Task requirements: Starting at the first line of the listing below, repeat each line exactly until the line containing "const slots = days.flatMap((d)", which you include. Leave out pictures.

Data section:
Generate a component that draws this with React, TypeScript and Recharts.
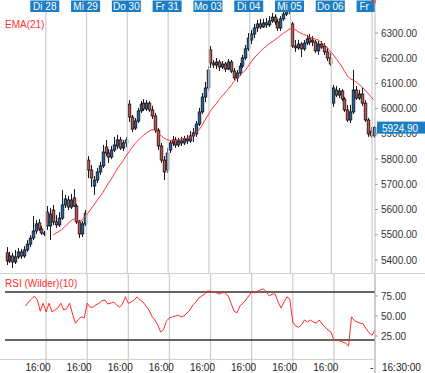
import React from 'react';
import { Bar, ComposedChart, Line, ReferenceLine, XAxis, YAxis } from 'recharts';

const FONT = "'Liberation Sans', Arial, sans-serif";

const days = ['Mo 27', 'Di 28', 'Mi 29', 'Do 30', 'Fr 31', 'Mo 03', 'Di 04', 'Mi 05', 'Do 06', 'Fr 07'];
const hours = ['08:00', '09:00', '10:00', '11:00', '12:00', '13:00', '14:00', '15:00', '16:00', '17:00', '18:00', '19:00', '20:00', '21:00'];
const slots = days.flatMap((d) => hours.map((h) => `${d} ${h}`)).slice(0, 127);

// hourly candles
const opens = [
  5428, 5396, 5416, 5392, 5412, 5432, 5416, 5440, 5463, 5487, 5515, 5547, 5523, 5507,
  5590, 5535, 5598, 5551, 5539, 5566, 5618, 5638, 5610, 5646, 5614, 5551, 5503, 5543,
  5796, 5757, 5693, 5717, 5749, 5773, 5848, 5824, 5808, 5836, 5852, 5876, 5844, 5864,
  6018, 5967, 5923, 5951, 5991, 6022, 5999, 6022, 5995, 5971, 5915, 5852, 5796, 5757,
  5836, 5864, 5876, 5856, 5872, 5864, 5880, 5872, 5892, 5900, 5939, 5987, 6046, 6082,
  6233, 6181, 6173, 6185, 6165, 6177, 6157, 6185, 6149, 6122, 6141, 6169, 6201, 6237,
  6272, 6296, 6320, 6336, 6324, 6340, 6332, 6348, 6363, 6344, 6320, 6356, 6375, 6387,
  6336, 6248, 6241, 6256, 6237, 6260, 6280, 6264, 6264, 6229, 6256, 6248, 6225, 6201,
  6022, 6074, 6054, 6070, 6038, 5995, 5955, 5987, 6074, 6042, 6058, 6022, 5955, 5911,
  5892,
];
const highs = [
  5451, 5432, 5428, 5440, 5448, 5444, 5455, 5479, 5499, 5574, 5559, 5562, 5535, 5515,
  5614, 5606, 5618, 5578, 5590, 5677, 5658, 5654, 5662, 5681, 5622, 5559, 5555, 5598,
  5812, 5777, 5733, 5765, 5789, 5856, 5876, 5840, 5852, 5888, 5896, 5888, 5876, 5888,
  6034, 5975, 5963, 6003, 6030, 6038, 6034, 6030, 6011, 5983, 5923, 5864, 5812, 5844,
  5876, 5892, 5888, 5884, 5888, 5892, 5896, 5911, 5923, 5951, 6003, 6062, 6106, 6169,
  6248, 6193, 6201, 6193, 6189, 6185, 6197, 6193, 6161, 6153, 6181, 6213, 6252, 6300,
  6312, 6336, 6352, 6356, 6356, 6359, 6367, 6379, 6375, 6356, 6367, 6387, 6399, 6407,
  6344, 6272, 6272, 6264, 6272, 6292, 6296, 6288, 6272, 6268, 6268, 6260, 6241, 6221,
  6094, 6090, 6082, 6078, 6046, 6015, 6015, 6153, 6090, 6074, 6086, 6034, 5963, 5927,
  5931,
];
const lows = [
  5380, 5388, 5368, 5384, 5404, 5404, 5408, 5432, 5451, 5479, 5503, 5515, 5499, 5495,
  5519, 5479, 5539, 5527, 5531, 5559, 5606, 5598, 5602, 5610, 5543, 5487, 5491, 5535,
  5725, 5689, 5658, 5705, 5737, 5765, 5812, 5785, 5800, 5828, 5840, 5836, 5832, 5848,
  5947, 5907, 5915, 5943, 5983, 5991, 5991, 5987, 5959, 5904, 5836, 5785, 5717, 5745,
  5824, 5852, 5844, 5848, 5852, 5856, 5860, 5864, 5868, 5888, 5931, 5979, 6026, 6070,
  6161, 6161, 6157, 6149, 6157, 6145, 6153, 6141, 6114, 6106, 6130, 6161, 6193, 6229,
  6256, 6280, 6304, 6316, 6320, 6320, 6324, 6340, 6332, 6308, 6308, 6348, 6367, 6375,
  6241, 6225, 6233, 6205, 6229, 6252, 6252, 6248, 6221, 6213, 6237, 6213, 6189, 6169,
  6007, 6046, 6042, 6030, 5987, 5947, 5943, 5979, 6034, 6034, 6011, 5947, 5888, 5884,
  5884,
];
const closes = [
  5396, 5416, 5392, 5412, 5432, 5416, 5440, 5463, 5487, 5515, 5543, 5523, 5507, 5503,
  5535, 5582, 5551, 5539, 5566, 5618, 5642, 5610, 5638, 5614, 5551, 5503, 5543, 5586,
  5757, 5725, 5717, 5749, 5773, 5828, 5824, 5808, 5836, 5856, 5876, 5844, 5864, 5876,
  5967, 5919, 5951, 5991, 6018, 5999, 6022, 5995, 5971, 5915, 5852, 5796, 5749, 5824,
  5864, 5876, 5856, 5872, 5864, 5880, 5872, 5892, 5904, 5939, 5987, 6046, 6082, 6153,
  6181, 6173, 6185, 6165, 6177, 6157, 6185, 6149, 6122, 6141, 6169, 6201, 6237, 6280,
  6296, 6320, 6336, 6324, 6340, 6332, 6348, 6363, 6344, 6320, 6356, 6375, 6387, 6391,
  6248, 6241, 6256, 6237, 6260, 6276, 6264, 6272, 6229, 6256, 6244, 6225, 6201, 6177,
  6082, 6054, 6070, 6038, 5995, 5955, 5987, 6074, 6042, 6058, 6022, 5955, 5900, 5892,
  5924.9,
];

// EMA(21) starts at slot 16
const emaStart = 16;
const ema21 = [
  5499, 5507, 5513, 5521, 5531, 5543, 5555, 5562, 5559, 5553,
  5559, 5574, 5586, 5602, 5618, 5634, 5650, 5666, 5685, 5705,
  5721, 5741, 5761, 5777, 5792, 5812, 5828, 5844, 5860, 5872,
  5884, 5894, 5903, 5911, 5917, 5915, 5903, 5894, 5884, 5878,
  5874, 5872, 5874, 5876, 5880, 5882, 5884, 5886, 5890, 5903,
  5915, 5931, 5951, 5971, 5991, 6007, 6020, 6036, 6050, 6062,
  6076, 6090, 6106, 6120, 6130, 6141, 6153, 6169, 6185, 6201,
  6213, 6225, 6237, 6246, 6256, 6264, 6272, 6280, 6290, 6298,
  6306, 6314, 6320, 6314, 6306, 6300, 6294, 6290, 6284, 6280,
  6276, 6272, 6264, 6254, 6244, 6229, 6217, 6201, 6185, 6169,
  6149, 6130, 6118, 6114, 6106, 6096, 6086, 6074, 6062, 6048, 6036,
];

// RSI (Wilder)(10) starts at slot 7
const rsiStart = 7;
const rsi10 = [
  62.5, 67.5, 71, 75, 70, 56, 66, 55, 66, 55,
  57.5, 60, 66, 57.5, 59, 66, 52.5, 41, 46, 49,
  47.5, 66, 61, 61, 64, 66, 69, 70, 65, 66,
  67.5, 64, 61, 65, 74, 66, 67.5, 70, 74, 70,
  67.5, 62.5, 57.5, 50, 45, 39, 30, 33, 44, 47.5,
  49, 50, 51, 49, 50, 54, 57.5, 64, 67.5, 72.5,
  75, 77.5, 81, 81, 80, 79, 77.5, 79, 79, 75,
  66, 56, 54, 62.5, 66, 70, 75, 80, 79, 81,
  82.5, 84, 80, 75, 77.5, 77.5, 67.5, 60, 67.5, 74,
  71, 42.5, 37.5, 36, 39, 45, 42.5, 45, 42.5, 41,
  45, 40, 36, 32.5, 30, 20, 20, 19, 17.5, 16,
  12.5, 49, 44, 42.5, 41, 40, 34, 29, 26, 32.5,
];

const priceTicks = [5400, 5500, 5600, 5700, 5800, 5900, 6000, 6100, 6200, 6300];
const rsiTicks = [25, 50, 75];
const rsiBands = [80, 20];
const lastPrice = 5924.9;

const rows = slots.map((slot, i) => ({
  slot,
  open: opens[i],
  high: highs[i],
  low: lows[i],
  close: closes[i],
  ema: i >= emaStart ? ema21[i - emaStart] : null,
  rsi: i >= rsiStart ? rsi10[i - rsiStart] : null,
}));

const dayStarts = days.slice(1).map((label, k) => ({ label, slot: slots[(k + 1) * 14] }));
const timeTicks = [...days.slice(0, 8).map((d) => `${d} 16:00`), slots[126]];

const BLUE_TAG = '#1b7dc3';
const UP = '#1f64a8';
const DOWN = '#c4524b';
const GRID = '#cfcfcf';

function Candle(props: any) {
  const { x, y, width, height, payload } = props;
  if (x == null || y == null || !payload) return null;
  const top = Math.min(y, y + height);
  const bottom = Math.max(y, y + height);
  const range = payload.high - payload.low || 1;
  const k = (bottom - top) / range;
  const yO = top + (payload.high - payload.open) * k;
  const yC = top + (payload.high - payload.close) * k;
  const up = payload.close >= payload.open;
  const px = Math.round(x + width / 2);
  const bTop = Math.min(yO, yC);
  const bH = Math.max(Math.abs(yC - yO), 1);
  return (
    <g>
      <line x1={px + 0.5} x2={px + 0.5} y1={top} y2={bottom} stroke="#1a1a1a" strokeWidth={1} />
      <rect x={px - 0.8} y={bTop} width={2.6} height={bH} fill={up ? UP : DOWN} stroke="#111" strokeWidth={0.8} />
    </g>
  );
}

function DayTag(props: any) {
  const { viewBox, text } = props;
  if (!viewBox) return null;
  const left = viewBox.x - 15.5;
  const clipped = left + 29 > 375;
  const w = clipped ? 375 - left : 29;
  const id = `clip-${text.replace(' ', '')}`;
  return (
    <g>
      <defs>
        <clipPath id={id}>
          <rect x={left} y={0} width={clipped ? w - 4 : w} height={13} />
        </clipPath>
      </defs>
      <rect x={left} y={0.5} width={w} height={11.5} fill={BLUE_TAG} />
      <text x={left + 14.5} y={10} textAnchor="middle" fill="#fff" fontSize={10} fontFamily={FONT} clipPath={`url(#${id})`}>
        {text}
      </text>
      {clipped && <polygon points={`${left + w - 4},0 ${left + w + 1},0 ${left + w + 1},4`} fill="#e8302a" />}
    </g>
  );
}

function PriceTag(props: any) {
  const { viewBox, value } = props;
  if (!viewBox) return null;
  const x0 = viewBox.x + viewBox.width + 2;
  return (
    <g>
      <rect x={x0} y={viewBox.y - 6} width={48} height={12} fill={BLUE_TAG} />
      <text x={x0 + 5} y={viewBox.y + 4} fill="#fff" fontSize={10} fontFamily={FONT}>
        {value.toFixed(2)}
      </text>
    </g>
  );
}

function TimeTick(props: any) {
  const { x, payload } = props;
  const last = payload.value === slots[126];
  return (
    <text x={last ? x - 5 : x - 3} y={98} fill="#222" fontSize={10} fontFamily={FONT}>
      {last ? '-' : '16:00'}
    </text>
  );
}

const axisTick = { fontSize: 10, fill: '#333', fontFamily: FONT };
const layer: React.CSSProperties = { position: 'absolute', left: 0, top: 0 };

export default function App() {
  return (
    <div style={{ position: 'absolute', left: 0, top: 0, width: 425, height: 373, background: '#fff', overflow: 'hidden' }}>
      <div style={layer}>
        <ComposedChart width={425} height={273} data={rows} margin={{ top: 0, right: 0, bottom: 0, left: 5 }} barCategoryGap={0}>
          <XAxis dataKey="slot" hide />
          <YAxis
            orientation="right"
            domain={[5348.4, 6430.8]}
            allowDataOverflow
            ticks={priceTicks}
            width={50}
            tick={axisTick}
            tickFormatter={(v: number) => v.toFixed(2)}
            axisLine={{ stroke: '#bdbdbd' }}
            tickLine={{ stroke: '#999' }}
            tickSize={3}
            tickMargin={3}
          />
          {dayStarts.map((d) => (
            <ReferenceLine key={d.slot} x={d.slot} position="start" stroke={GRID} strokeWidth={1.3} label={<DayTag text={d.label} />} />
          ))}
          <Bar dataKey={(d: any) => [d.low, d.high]} shape={(p: any) => <Candle {...p} />} isAnimationActive={false} />
          <Line type="linear" dataKey="ema" stroke="#ff3535" strokeWidth={1} dot={false} isAnimationActive={false} />
        </ComposedChart>
      </div>

      {/* overlay so the last-price tag sits above the axis labels */}
      <div style={{ ...layer, pointerEvents: 'none' }}>
        <ComposedChart width={425} height={273} data={rows} margin={{ top: 0, right: 0, bottom: 0, left: 5 }}>
          <XAxis dataKey="slot" hide />
          <YAxis orientation="right" domain={[5348.4, 6430.8]} allowDataOverflow width={50} tick={false} axisLine={false} tickLine={false} />
          <ReferenceLine y={lastPrice} stroke="none" label={<PriceTag value={lastPrice} />} />
        </ComposedChart>
      </div>

      <div style={{ ...layer, top: 273 }}>
        <ComposedChart width={425} height={100} data={rows} margin={{ top: 0, right: 0, bottom: 0, left: 5 }}>
          <XAxis dataKey="slot" mirror axisLine={false} tickLine={false} ticks={timeTicks} interval={0} tick={(p: any) => <TimeTick {...p} />} />
          <YAxis
            orientation="right"
            domain={[-21.25, 103.75]}
            allowDataOverflow
            ticks={rsiTicks}
            width={50}
            tick={axisTick}
            tickFormatter={(v: number) => v.toFixed(2)}
            axisLine={{ stroke: '#bdbdbd' }}
            tickLine={{ stroke: '#999' }}
            tickSize={3}
            tickMargin={3}
          />
          {dayStarts.map((d) => (
            <ReferenceLine key={d.slot} x={d.slot} position="start" stroke={GRID} strokeWidth={1.3} />
          ))}
          {rsiBands.map((b) => (
            <ReferenceLine key={b} y={b} stroke="#333" strokeWidth={1.5} />
          ))}
          <Line type="linear" dataKey="rsi" stroke="#ff2a2a" strokeWidth={1} dot={false} isAnimationActive={false} />
        </ComposedChart>
      </div>

      <div style={{ position: 'absolute', left: 0, top: 273, width: 425, height: 1, background: '#d0d0d0' }} />
      <div style={{ position: 'absolute', left: 0, top: 359, width: 375, height: 1, background: '#d0d0d0' }} />
      <span style={{ position: 'absolute', left: 5, top: 19, fontFamily: FONT, fontSize: 10, color: '#ff3030', lineHeight: '12px' }}>
        EMA(21)
      </span>
      <span style={{ position: 'absolute', left: 5, top: 278, fontFamily: FONT, fontSize: 10, color: '#ff3030', lineHeight: '12px' }}>
        RSI (Wilder)(10)
      </span>
      <span style={{ position: 'absolute', left: 382, top: 362, fontFamily: FONT, fontSize: 10, color: '#222', lineHeight: '12px' }}>
        16:30:00
      </span>
    </div>
  );
}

Solution to the problem:
Generate a component that draws this with React, TypeScript and Recharts.
import React from 'react';
import { Bar, ComposedChart, Line, ReferenceLine, XAxis, YAxis } from 'recharts';

const FONT = "'Liberation Sans', Arial, sans-serif";

const days = ['Mo 27', 'Di 28', 'Mi 29', 'Do 30', 'Fr 31', 'Mo 03', 'Di 04', 'Mi 05', 'Do 06', 'Fr 07'];
const hours = ['08:00', '09:00', '10:00', '11:00', '12:00', '13:00', '14:00', '15:00', '16:00', '17:00', '18:00', '19:00', '20:00', '21:00'];
const slots = days.flatMap((d) => hours.map((h) => `${d} ${h}`)).slice(0, 127);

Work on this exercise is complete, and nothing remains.